__Exercise brief__:
Can you transcribe every line exactly and leave the pictures behind?

__Data excerpt__:

□ □ □

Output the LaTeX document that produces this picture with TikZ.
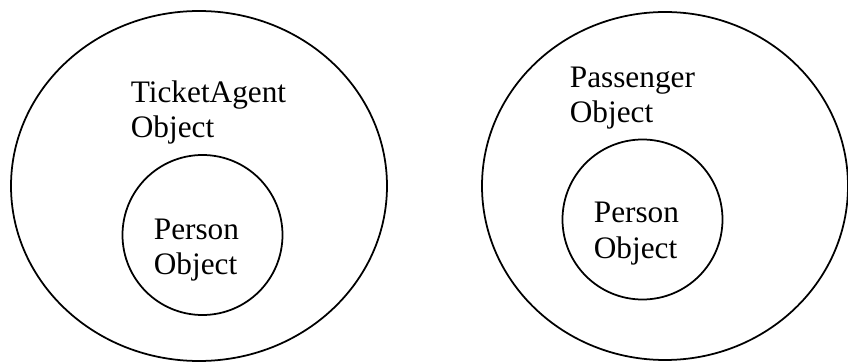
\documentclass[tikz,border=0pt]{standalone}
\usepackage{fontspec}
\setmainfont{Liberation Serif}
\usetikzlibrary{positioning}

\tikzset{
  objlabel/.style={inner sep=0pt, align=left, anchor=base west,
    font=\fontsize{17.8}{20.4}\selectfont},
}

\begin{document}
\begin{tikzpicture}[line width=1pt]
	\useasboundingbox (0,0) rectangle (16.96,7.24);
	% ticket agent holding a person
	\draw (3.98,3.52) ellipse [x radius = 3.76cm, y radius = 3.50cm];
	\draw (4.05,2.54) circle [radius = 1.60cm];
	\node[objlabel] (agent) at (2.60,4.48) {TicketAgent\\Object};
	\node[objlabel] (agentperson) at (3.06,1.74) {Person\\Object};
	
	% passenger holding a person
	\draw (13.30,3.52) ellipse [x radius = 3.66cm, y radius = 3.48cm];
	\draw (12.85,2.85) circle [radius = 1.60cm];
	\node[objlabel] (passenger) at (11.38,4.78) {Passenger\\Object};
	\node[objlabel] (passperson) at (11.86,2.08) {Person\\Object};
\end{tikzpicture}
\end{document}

□ □ □

__The reply__:
Output the LaTeX document that produces this picture with TikZ.
\documentclass[tikz,border=0pt]{standalone}
\usepackage{fontspec}
\setmainfont{Liberation Serif}
\usetikzlibrary{positioning}

\tikzset{
  objlabel/.style={inner sep=0pt, align=left, anchor=base west,
    font=\fontsize{17.8}{20.4}\selectfont},
}

\begin{document}
\begin{tikzpicture}[line width=1pt]
	\useasboundingbox (0,0) rectangle (16.96,7.24);
	% ticket agent holding a person
	\draw (3.98,3.52) ellipse [x radius = 3.76cm, y radius = 3.50cm];
	\draw (4.05,2.54) circle [radius = 1.60cm];
	\node[objlabel] (agent) at (2.60,4.48) {TicketAgent\\Object};
	\node[objlabel] (agentperson) at (3.06,1.74) {Person\\Object};
	
	% passenger holding a person
	\draw (13.30,3.52) ellipse [x radius = 3.66cm, y radius = 3.48cm];
	\draw (12.85,2.85) circle [radius = 1.60cm];
	\node[objlabel] (passenger) at (11.38,4.78) {Passenger\\Object};
	\node[objlabel] (passperson) at (11.86,2.08) {Person\\Object};
\end{tikzpicture}
\end{document}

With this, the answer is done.